### PROBLEM REQUIREMENTS:
With all pictures omitted, return verbatim the lines from the beginning of the records below through the line containing "-0.085, -0.085, -0.085];".

### SUPPLIED RECORDS:
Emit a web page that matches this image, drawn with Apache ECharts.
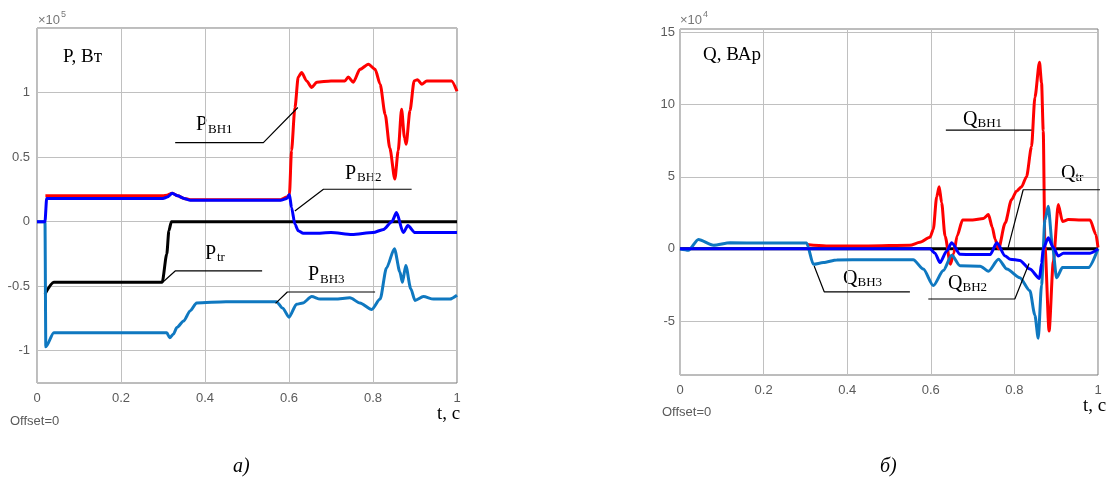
<!DOCTYPE html>
<html>
<head>
<meta charset="utf-8">
<script src="https://cdn.jsdelivr.net/npm/echarts@6.0.0/dist/echarts.min.js"></script>
<style>
  html, body { margin: 0; padding: 0; background: #fff; }
  #main { width: 1110px; height: 482px; }
</style>
</head>
<body>
<div id="main"></div>
<script type="text/javascript">
    // ---- левый график: активная мощность P (x10^5 Вт) ----
    var pBH1T = [0.02, 0.1, 0.2, 0.3, 0.31, 0.322, 0.335, 0.35, 0.365, 0.45, 0.55, 0.58, 0.595, 0.601, 0.606, 0.614, 0.622, 0.63, 0.642, 0.654, 0.666, 0.7, 0.733, 0.741, 0.753, 0.769, 0.789, 0.805, 0.817, 0.829, 0.84, 0.852, 0.86, 0.868, 0.875, 0.879, 0.888, 0.898, 0.906, 0.916, 0.928, 0.95, 0.97, 0.987, 1.0];
    var pBH1V = [0.2, 0.2, 0.2, 0.2, 0.205, 0.22, 0.2, 0.18, 0.17, 0.17, 0.17, 0.17, 0.19, 0.21, 0.55, 0.88, 1.12, 1.155, 1.09, 1.04, 1.08, 1.09, 1.09, 1.12, 1.08, 1.18, 1.22, 1.18, 1.065, 0.83, 0.57, 0.33, 0.55, 0.87, 0.65, 0.6, 0.86, 1.09, 1.1, 1.065, 1.09, 1.09, 1.09, 1.09, 1.01];

    var pBH2T = [0, 0.019, 0.023, 0.1, 0.2, 0.3, 0.31, 0.322, 0.335, 0.35, 0.365, 0.45, 0.55, 0.58, 0.595, 0.601, 0.606, 0.614, 0.622, 0.634, 0.66, 0.7, 0.75, 0.8, 0.825, 0.845, 0.856, 0.872, 0.883, 0.9, 0.95, 1.0];
    var pBH2V = [0, 0, 0.18, 0.18, 0.18, 0.18, 0.19, 0.22, 0.2, 0.18, 0.165, 0.165, 0.165, 0.165, 0.18, 0.21, 0.11, -0.02, -0.07, -0.09, -0.09, -0.085, -0.1, -0.085, -0.06, 0.0, 0.07, -0.085, -0.03, -0.085, -0.085, -0.085];

    var pBH3T = [0, 0.019, 0.021, 0.04, 0.1, 0.2, 0.3, 0.309, 0.316, 0.325, 0.333, 0.349, 0.365, 0.38, 0.45, 0.5, 0.57, 0.585, 0.6, 0.618, 0.633, 0.654, 0.674, 0.71, 0.745, 0.769, 0.797, 0.817, 0.832, 0.851, 0.864, 0.87, 0.878, 0.89, 0.9, 0.92, 0.944, 0.983, 1.0];
    var pBH3V = [0, 0, -0.97, -0.86, -0.86, -0.86, -0.86, -0.86, -0.9, -0.87, -0.82, -0.77, -0.69, -0.63, -0.62, -0.62, -0.62, -0.67, -0.74, -0.64, -0.63, -0.58, -0.6, -0.6, -0.59, -0.63, -0.68, -0.6, -0.36, -0.21, -0.39, -0.47, -0.34, -0.52, -0.61, -0.58, -0.6, -0.6, -0.57];

    var pTrT = [0.019, 0.04, 0.1, 0.2, 0.298, 0.309, 0.314, 0.32, 0.33, 0.5, 0.7, 0.9, 1.0];
    var pTrV = [-0.56, -0.47, -0.47, -0.47, -0.47, -0.25, -0.07, 0, 0, 0, 0, 0, 0];

    // ---- правый график: реактивная мощность Q (x10^4 ВАр) ----
    var qBH1T = [0.303, 0.35, 0.45, 0.55, 0.574, 0.598, 0.606, 0.614, 0.62, 0.626, 0.634, 0.647, 0.655, 0.663, 0.676, 0.7, 0.726, 0.738, 0.747, 0.754, 0.762, 0.778, 0.793, 0.805, 0.817, 0.829, 0.841, 0.849, 0.86, 0.865, 0.869, 0.873, 0.883, 0.893, 0.905, 0.915, 0.929, 0.96, 0.981, 0.995, 1.0];
    var qBH1V = [0.3, 0.2, 0.2, 0.25, 0.45, 0.8, 1.35, 3.6, 4.3, 3.2, 0.9, -1.07, -0.3, 0.9, 2.0, 2.0, 2.1, 2.38, 1.5, 0.65, 0.0, 1.8, 3.4, 4.0, 4.3, 5.0, 7.1, 10.5, 12.95, 11.5, 8.2, 0.2, -5.7, -0.9, 3.07, 1.9, 2.03, 2.0, 2.0, 1.0, 0.1];

    var qBH2T = [0, 0.3, 0.598, 0.61, 0.622, 0.638, 0.65, 0.67, 0.7, 0.742, 0.758, 0.778, 0.79, 0.813, 0.837, 0.86, 0.865, 0.869, 0.881, 0.893, 0.905, 0.917, 0.95, 0.981, 1.0];
    var qBH2V = [0, 0, 0, -0.3, -0.95, -0.15, 0.43, -0.38, -0.4, -0.4, 0.43, -0.5, -0.72, -0.8, -1.4, -2.05, -1.0, 0, 0.77, 0.1, -0.5, -0.3, -0.3, -0.3, 0];

    var qBH3T = [0, 0.02, 0.044, 0.08, 0.12, 0.2, 0.303, 0.319, 0.343, 0.375, 0.45, 0.558, 0.582, 0.606, 0.63, 0.65, 0.67, 0.718, 0.738, 0.762, 0.782, 0.813, 0.837, 0.849, 0.857, 0.865, 0.873, 0.881, 0.891, 0.901, 0.915, 0.95, 0.977, 1.0];
    var qBH3V = [0, -0.1, 0.65, 0.25, 0.42, 0.4, 0.4, -1.07, -0.95, -0.77, -0.75, -0.75, -1.4, -2.55, -1.5, -0.45, -1.18, -1.2, -1.55, -0.72, -1.4, -2.0, -2.9, -4.6, -6.2, -2.5, 2.0, 2.95, 0.2, -2.0, -1.3, -1.3, -1.3, 0];

    var qTrT = [0, 0.5, 1.0];
    var qTrV = [0, 0, 0];

    // выноски (в координатах данных)
    var leadPBH1 = [[0.329, 0.612], [0.539, 0.612], [0.621, 0.884]];
    var leadPBH2 = [[0.892, 0.251], [0.682, 0.251], [0.614, 0.083]];
    var leadPTr = [[0.536, -0.382], [0.329, -0.382], [0.298, -0.473]];
    var leadPBH3 = [[0.805, -0.545], [0.596, -0.545], [0.568, -0.633]];
    var leadQBH1 = [[0.636, 8.24], [0.841, 8.24]];
    var leadQTr = [[1.024, 4.1], [0.821, 4.1], [0.785, 0.08]];
    var leadQBH3 = [[0.321, -1.19], [0.345, -2.98], [0.55, -2.98]];
    var leadQBH2 = [[0.594, -3.48], [0.801, -3.48], [0.835, -1.02]];

    var xTicks = ['0', '0.2', '0.4', '0.6', '0.8', '1'];

    function zip(t, v) {
        return t.map(function (x, i) { return [x, v[i]]; });
    }

    var RED = '#ff0000', BLUE = '#0000ff', LBLUE = '#0f78c0', BLACK = '#000000';
    var GRID = '#c0c0c0', BOX = '#7a7a7a', TICK = '#5a5a5a';
    var SERIF = '"Liberation Serif", "Times New Roman", serif';
    var SANS = '"Liberation Sans", Arial, sans-serif';

    function curve(name, idx, t, v, color) {
        return {
            name: name, type: 'line', xAxisIndex: idx, yAxisIndex: idx,
            data: zip(t, v), showSymbol: false, symbol: 'none',
            smooth: 0.25, smoothMonotone: 'x',
            lineStyle: { color: color, width: 3 },
            silent: true
        };
    }
    function leader(idx, pts) {
        return {
            type: 'line', xAxisIndex: idx, yAxisIndex: idx, data: pts,
            showSymbol: false, symbol: 'none', clip: false, silent: true,
            lineStyle: { color: BLACK, width: 1.2 }, z: 5
        };
    }
    // подпись с индексом: главная буква + нижний индекс
    function subLabel(x, base, main, sub, subX) {
        return [
            { type: 'text', x: x, y: base - 6.5, style: { text: main, font: '20px ' + SERIF, fill: '#000', textVerticalAlign: 'middle' } },
            { type: 'text', x: subX, y: base - 2.5, style: { text: sub, font: '13px ' + SERIF, fill: '#000', textVerticalAlign: 'middle' } }
        ];
    }
    function plain(x, y, text, font, color) {
        return { type: 'text', x: x, y: y, style: { text: text, font: font, fill: color || '#000', textVerticalAlign: 'middle' } };
    }

    var gridStyle = { show: true, borderColor: BOX, borderWidth: 1, backgroundColor: '#fff' };

    var xAxisBase = {
        type: 'value', min: 0, max: 1, interval: 0.2,
        axisLine: { show: false }, axisTick: { show: false },
        axisLabel: { color: TICK, fontFamily: SANS, fontSize: 13, margin: 9,
            formatter: function (v) { return xTicks[Math.round(v / 0.2)]; } },
        splitLine: { show: true, lineStyle: { color: GRID, width: 1 } }
    };

    var myChart = echarts.init(document.getElementById('main'));

    var graphics = [];
    graphics = graphics.concat(
        subLabel(196, 131.7, 'P', 'BH1', 208),
        subLabel(345, 180, 'P', 'BH2', 357),
        subLabel(205, 260, 'P', 'tr', 217),
        subLabel(308, 281.7, 'P', 'BH3', 320),
        subLabel(963, 126, 'Q', 'BH1', 977.5),
        subLabel(1061, 180, 'Q', 'tr', 1075.5),
        subLabel(843, 285, 'Q', 'BH3', 857.5),
        subLabel(948, 290, 'Q', 'BH2', 962.5),
        [
            plain(63, 57, 'P, Вт', '19px ' + SERIF),
            plain(703, 55, 'Q, ВАр', '19px ' + SERIF),
            plain(437, 414.5, 't, c', '19px ' + SERIF),
            plain(1083, 406.5, 't, c', '19px ' + SERIF),
            plain(10, 421, 'Offset=0', '13px ' + SANS, TICK),
            plain(662, 412, 'Offset=0', '13px ' + SANS, TICK),
            plain(38, 20, '×10', '13px ' + SANS, '#777'),
            plain(61, 15, '5', '9px ' + SANS, '#777'),
            plain(680, 20, '×10', '13px ' + SANS, '#777'),
            plain(703, 15, '4', '9px ' + SANS, '#777'),
            plain(233, 467, 'a)', 'italic 20px ' + SERIF),
            plain(880, 467, 'б)', 'italic 20px ' + SERIF)
        ]
    );

    var option = {
        animation: false,
        backgroundColor: '#fff',
        grid: [
            Object.assign({ left: 37, top: 28, width: 420, height: 355 }, gridStyle),
            Object.assign({ left: 680, top: 29, width: 418, height: 346 }, gridStyle)
        ],
        xAxis: [
            Object.assign({ gridIndex: 0 }, xAxisBase),
            Object.assign({ gridIndex: 1 }, xAxisBase)
        ],
        yAxis: [
            {
                gridIndex: 0, type: 'value', min: -1.25, max: 1.5, interval: 0.25,
                axisLine: { show: false }, axisTick: { show: false },
                axisLabel: { color: TICK, fontFamily: SANS, fontSize: 13, margin: 7,
                    formatter: function (v) {
                        var k = Math.round(v * 2);
                        if (Math.abs(v * 2 - k) > 1e-6 || v > 1.2) return '';
                        return String(k / 2);
                    } },
                splitLine: { show: true, lineStyle: { color: ['rgba(0,0,0,0)', GRID], width: 1 } }
            },
            {
                gridIndex: 1, type: 'value', min: -8.75, max: 15.25, interval: 1.25,
                axisLine: { show: false }, axisTick: { show: false },
                axisLabel: { color: TICK, fontFamily: SANS, fontSize: 13, margin: 5,
                    formatter: function (v) {
                        var k = Math.round(v / 5);
                        if (Math.abs(v / 5 - k) > 1e-6 || v > 15.1) return '';
                        return String(k * 5);
                    } },
                splitLine: { show: true, lineStyle: { color: ['rgba(0,0,0,0)', 'rgba(0,0,0,0)', 'rgba(0,0,0,0)', GRID], width: 1 } }
            }
        ],
        series: [
            curve('P_tr', 0, pTrT, pTrV, BLACK),
            curve('P_BH1', 0, pBH1T, pBH1V, RED),
            curve('P_BH3', 0, pBH3T, pBH3V, LBLUE),
            curve('P_BH2', 0, pBH2T, pBH2V, BLUE),
            curve('Q_tr', 1, qTrT, qTrV, BLACK),
            curve('Q_BH1', 1, qBH1T, qBH1V, RED),
            curve('Q_BH3', 1, qBH3T, qBH3V, LBLUE),
            curve('Q_BH2', 1, qBH2T, qBH2V, BLUE),
            leader(0, leadPBH1), leader(0, leadPBH2), leader(0, leadPTr), leader(0, leadPBH3),
            leader(1, leadQBH1), leader(1, leadQTr), leader(1, leadQBH3), leader(1, leadQBH2)
        ],
        graphic: graphics
    };
    myChart.setOption(option);
</script>
</body>
</html>
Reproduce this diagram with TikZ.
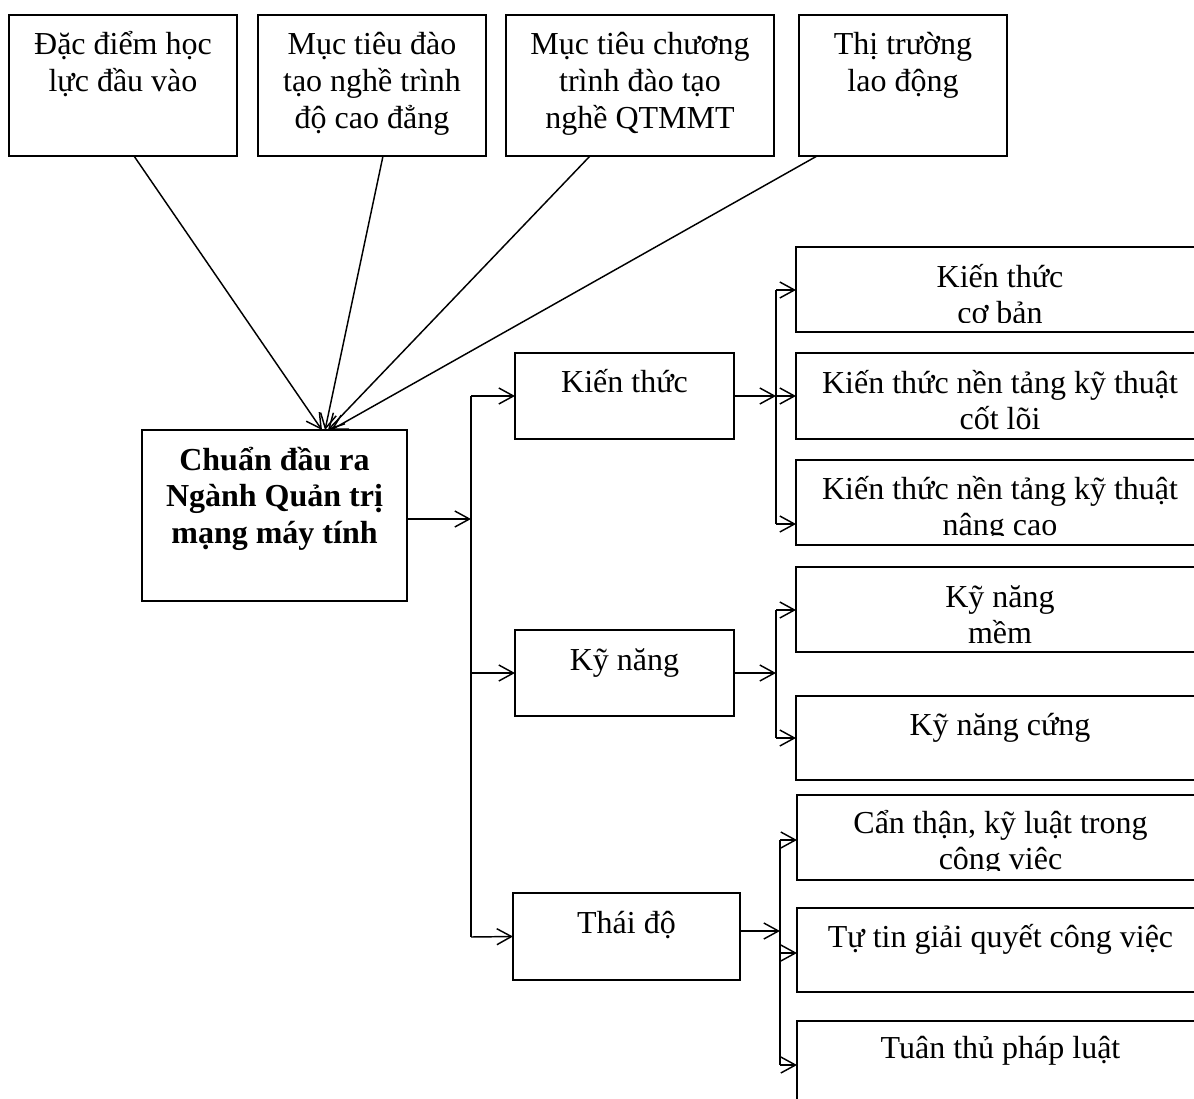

### OUTPUT OF THE EXERCISE:
Emit a web page that matches this image, drawn with Apache ECharts.
<!DOCTYPE html>
<html>
<head>
<meta charset="utf-8">
<script src="https://cdn.jsdelivr.net/npm/echarts@6.0.0/dist/echarts.min.js"></script>
<style>
  html, body { margin: 0; padding: 0; background: #fff; }
  #main { width: 1110px; height: 482px; }
</style>
</head>
<body>
<div id="main"></div>
<script type="text/javascript">
    // ---- левый график: активная мощность P (x10^5 Вт) ----
    var pBH1T = [0.02, 0.1, 0.2, 0.3, 0.31, 0.322, 0.335, 0.35, 0.365, 0.45, 0.55, 0.58, 0.595, 0.601, 0.606, 0.614, 0.622, 0.63, 0.642, 0.654, 0.666, 0.7, 0.733, 0.741, 0.753, 0.769, 0.789, 0.805, 0.817, 0.829, 0.84, 0.852, 0.86, 0.868, 0.875, 0.879, 0.888, 0.898, 0.906, 0.916, 0.928, 0.95, 0.97, 0.987, 1.0];
    var pBH1V = [0.2, 0.2, 0.2, 0.2, 0.205, 0.22, 0.2, 0.18, 0.17, 0.17, 0.17, 0.17, 0.19, 0.21, 0.55, 0.88, 1.12, 1.155, 1.09, 1.04, 1.08, 1.09, 1.09, 1.12, 1.08, 1.18, 1.22, 1.18, 1.065, 0.83, 0.57, 0.33, 0.55, 0.87, 0.65, 0.6, 0.86, 1.09, 1.1, 1.065, 1.09, 1.09, 1.09, 1.09, 1.01];

    var pBH2T = [0, 0.019, 0.023, 0.1, 0.2, 0.3, 0.31, 0.322, 0.335, 0.35, 0.365, 0.45, 0.55, 0.58, 0.595, 0.601, 0.606, 0.614, 0.622, 0.634, 0.66, 0.7, 0.75, 0.8, 0.825, 0.845, 0.856, 0.872, 0.883, 0.9, 0.95, 1.0];
    var pBH2V = [0, 0, 0.18, 0.18, 0.18, 0.18, 0.19, 0.22, 0.2, 0.18, 0.165, 0.165, 0.165, 0.165, 0.18, 0.21, 0.11, -0.02, -0.07, -0.09, -0.09, -0.085, -0.1, -0.085, -0.06, 0.0, 0.07, -0.085, -0.03, -0.085, -0.085, -0.085];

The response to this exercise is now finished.